__TASK REQUIREMENTS__
Your task is to reproduce, verbatim and without pictures, the lines from the opening of the listing through the line containing "import seaborn as sns".

------------------------------------------------------------

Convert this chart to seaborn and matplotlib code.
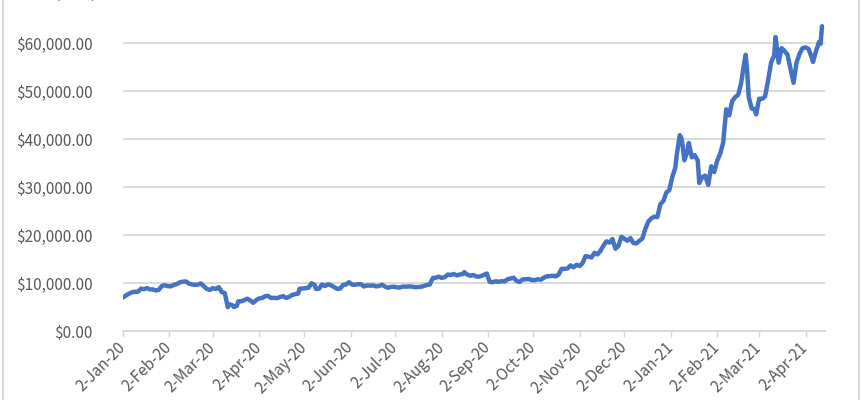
import pandas as pd
import numpy as np
import matplotlib
matplotlib.use('Agg')
import matplotlib.pyplot as plt
from matplotlib.ticker import FuncFormatter
from matplotlib.patches import Rectangle
import seaborn as sns

# Daily close price (USD), sampled every couple of days
dates = [
    '2020-01-02', '2020-01-04', '2020-01-06', '2020-01-08', '2020-01-10', '2020-01-12', '2020-01-14',
    '2020-01-16', '2020-01-18', '2020-01-20', '2020-01-22', '2020-01-24', '2020-01-26', '2020-01-28',
    '2020-01-30', '2020-02-01', '2020-02-03', '2020-02-05', '2020-02-07', '2020-02-09', '2020-02-11',
    '2020-02-13', '2020-02-15', '2020-02-17', '2020-02-19', '2020-02-21', '2020-02-23', '2020-02-25',
    '2020-02-27', '2020-02-29', '2020-03-02', '2020-03-04', '2020-03-06', '2020-03-08', '2020-03-10',
    '2020-03-12', '2020-03-13', '2020-03-15', '2020-03-16', '2020-03-18', '2020-03-19', '2020-03-21',
    '2020-03-23', '2020-03-25', '2020-03-27', '2020-03-29', '2020-03-31', '2020-04-02', '2020-04-04',
    '2020-04-06', '2020-04-08', '2020-04-10', '2020-04-12', '2020-04-14', '2020-04-16', '2020-04-18',
    '2020-04-20', '2020-04-22', '2020-04-24', '2020-04-26', '2020-04-28', '2020-04-29', '2020-05-01',
    '2020-05-03', '2020-05-05', '2020-05-07', '2020-05-09', '2020-05-10', '2020-05-12', '2020-05-14',
    '2020-05-16', '2020-05-18', '2020-05-20', '2020-05-22', '2020-05-24', '2020-05-26', '2020-05-28',
    '2020-05-30', '2020-06-01', '2020-06-03', '2020-06-05', '2020-06-07', '2020-06-09', '2020-06-11',
    '2020-06-13', '2020-06-15', '2020-06-17', '2020-06-19', '2020-06-21', '2020-06-23', '2020-06-25',
    '2020-06-27', '2020-06-29', '2020-07-01', '2020-07-03', '2020-07-05', '2020-07-07', '2020-07-09',
    '2020-07-11', '2020-07-13', '2020-07-15', '2020-07-17', '2020-07-19', '2020-07-21', '2020-07-23',
    '2020-07-25', '2020-07-27', '2020-07-29', '2020-07-31', '2020-08-02', '2020-08-04', '2020-08-06',
    '2020-08-08', '2020-08-10', '2020-08-12', '2020-08-14', '2020-08-16', '2020-08-17', '2020-08-19',
    '2020-08-21', '2020-08-23', '2020-08-25', '2020-08-27', '2020-08-29', '2020-09-01', '2020-09-03',
    '2020-09-05', '2020-09-07', '2020-09-09', '2020-09-11', '2020-09-13', '2020-09-15', '2020-09-17',
    '2020-09-19', '2020-09-21', '2020-09-23', '2020-09-25', '2020-09-27', '2020-09-29', '2020-10-01',
    '2020-10-03', '2020-10-05', '2020-10-07', '2020-10-09', '2020-10-11', '2020-10-13', '2020-10-15',
    '2020-10-17', '2020-10-19', '2020-10-21', '2020-10-23', '2020-10-25', '2020-10-27', '2020-10-29',
    '2020-10-31', '2020-11-02', '2020-11-04', '2020-11-06', '2020-11-08', '2020-11-10', '2020-11-12',
    '2020-11-14', '2020-11-16', '2020-11-18', '2020-11-20', '2020-11-22', '2020-11-24', '2020-11-26',
    '2020-11-28', '2020-11-30', '2020-12-02', '2020-12-04', '2020-12-06', '2020-12-08', '2020-12-10',
    '2020-12-12', '2020-12-14', '2020-12-16', '2020-12-18', '2020-12-20', '2020-12-22', '2020-12-24',
    '2020-12-26', '2020-12-28', '2020-12-30', '2021-01-01', '2021-01-03', '2021-01-05', '2021-01-06',
    '2021-01-08', '2021-01-09', '2021-01-10', '2021-01-11', '2021-01-13', '2021-01-14', '2021-01-16',
    '2021-01-18', '2021-01-20', '2021-01-21', '2021-01-23', '2021-01-25', '2021-01-27', '2021-01-29',
    '2021-01-31', '2021-02-02', '2021-02-04', '2021-02-06', '2021-02-08', '2021-02-10', '2021-02-12',
    '2021-02-14', '2021-02-16', '2021-02-18', '2021-02-20', '2021-02-21', '2021-02-22', '2021-02-23',
    '2021-02-25', '2021-02-27', '2021-02-28', '2021-03-02', '2021-03-04', '2021-03-06', '2021-03-08',
    '2021-03-10', '2021-03-12', '2021-03-13', '2021-03-15', '2021-03-17', '2021-03-19', '2021-03-21',
    '2021-03-23', '2021-03-25', '2021-03-27', '2021-03-29', '2021-03-31', '2021-04-02', '2021-04-04',
    '2021-04-06', '2021-04-07', '2021-04-09', '2021-04-11', '2021-04-12', '2021-04-13',
]
prices = [
    6985, 7411, 7769, 8079, 8166, 8192, 8827,
    8723, 8929, 8658, 8660, 8445, 8596, 9392,
    9508, 9351, 9293, 9617, 9795, 10135, 10277,
    10326, 9906, 9706, 9600, 9667, 9924, 9316,
    8785, 8544, 8915, 8755, 9122, 8108, 7909,
    4971, 5563, 5392, 5014, 5225, 6191, 6186,
    6416, 6734, 6370, 5881, 6438, 6793, 6858,
    7270, 7303, 6866, 6913, 6845, 7096, 7257,
    6880, 7120, 7505, 7679, 7788, 8801, 8864,
    8911, 9031, 9951, 9593, 8756, 8821, 9690,
    9378, 9729, 9522, 9170, 8790, 8835, 9575,
    9700, 10167, 9666, 9629, 9759, 9771, 9275,
    9476, 9450, 9480, 9305, 9358, 9629, 9264,
    9013, 9190, 9228, 9088, 9073, 9252, 9238,
    9277, 9243, 9132, 9154, 9209, 9375, 9609,
    9697, 11029, 11100, 11323, 11053, 11226, 11754,
    11675, 11878, 11584, 11771, 11866, 12254, 11748,
    11520, 11664, 11367, 11331, 11540, 11970, 10246,
    10170, 10369, 10242, 10392, 10329, 10788, 10950,
    11095, 10418, 10225, 10745, 10775, 10843, 10620,
    10575, 10789, 10670, 11064, 11385, 11430, 11505,
    11369, 11760, 12960, 12936, 13031, 13655, 13272,
    13781, 13550, 14134, 15593, 15480, 15315, 16292,
    15955, 16716, 17804, 18680, 18414, 19155, 17150,
    17730, 19625, 19204, 18803, 19359, 18325, 18249,
    18803, 19274, 21310, 22805, 23478, 23824, 23735,
    26437, 27084, 28840, 29374, 32127, 33992, 36825,
    40797, 40254, 38356, 35566, 37316, 39187, 36178,
    36630, 35510, 30825, 32067, 32366, 30433, 34316,
    33114, 35510, 36936, 39266, 46196, 44918, 47909,
    48717, 49199, 51679, 55888, 57539, 54207, 48824,
    46340, 46188, 45137, 48378, 48374, 48912, 52246,
    55963, 57332, 61243, 55907, 58913, 58346, 57523,
    54530, 51704, 55973, 57750, 58918, 59095, 58760,
    57059, 56048, 58323, 60204, 59793, 63503,
]
y_ticks = [0, 10000, 20000, 30000, 40000, 50000, 60000]
x_tick_dates = pd.date_range('2020-01-01', '2021-04-01', freq='MS') + pd.Timedelta(days=1)
axis_title = 'Price (USD)'

df = pd.DataFrame({'date': pd.to_datetime(dates), 'price': prices})

sns.set_style('white')
plt.rcParams['font.family'] = ['Noto Sans CJK SC', 'DejaVu Sans']

grey_text = '#595959'
grey_line = '#d9d9d9'

fig = plt.figure(figsize=(8.62, 4.0), dpi=100)
ax = fig.add_axes([123 / 862, 69 / 400, 702 / 862, 336 / 400])

sns.lineplot(data=df, x='date', y='price', color='#4472C4', linewidth=3.2, ax=ax)

ax.set_ylim(0, 70000)
ax.set_xlim(pd.Timestamp('2020-01-02'), pd.Timestamp('2021-04-15'))
ax.set_yticks(y_ticks)
ax.yaxis.set_major_formatter(FuncFormatter(lambda v, p: f'${v:,.2f}'))
ax.grid(axis='y', color=grey_line, linewidth=1.4)
ax.grid(axis='x', visible=False)
ax.set_axisbelow(True)

ax.set_xticks(x_tick_dates)
ax.set_xticklabels([f"{d.day}-{d.strftime('%b-%y')}" for d in x_tick_dates])
for lbl in ax.get_xticklabels():
    lbl.set_rotation(45)
    lbl.set_ha('right')
    lbl.set_va('center')
    lbl.set_rotation_mode('anchor')

ax.tick_params(axis='x', direction='out', length=4, width=1, color=grey_line,
               labelsize=11, labelcolor=grey_text, pad=6, bottom=True)
ax.tick_params(axis='y', length=0, labelsize=11, labelcolor=grey_text, pad=22)

ax.set_xlabel('')
ax.set_ylabel('')
for side in ['top', 'right', 'left']:
    ax.spines[side].set_visible(False)
ax.spines['bottom'].set_color(grey_line)
ax.spines['bottom'].set_linewidth(1.4)

# chart frame (only the sides fall inside the crop)
fig.patches.append(Rectangle((3 / 862, -0.1), 856 / 862, 1.2, transform=fig.transFigure,
                             fill=False, edgecolor=grey_line, linewidth=1.5))
fig.text(16 / 862, 1 - 2 / 400, axis_title, ha='left', va='bottom',
         fontsize=11, color=grey_text)

plt.savefig('out.png', dpi=100)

------------------------------------------------------------

__ANSWER TO THIS EXERCISE__
Convert this chart to seaborn and matplotlib code.
import pandas as pd
import numpy as np
import matplotlib
matplotlib.use('Agg')
import matplotlib.pyplot as plt
from matplotlib.ticker import FuncFormatter
from matplotlib.patches import Rectangle
import seaborn as sns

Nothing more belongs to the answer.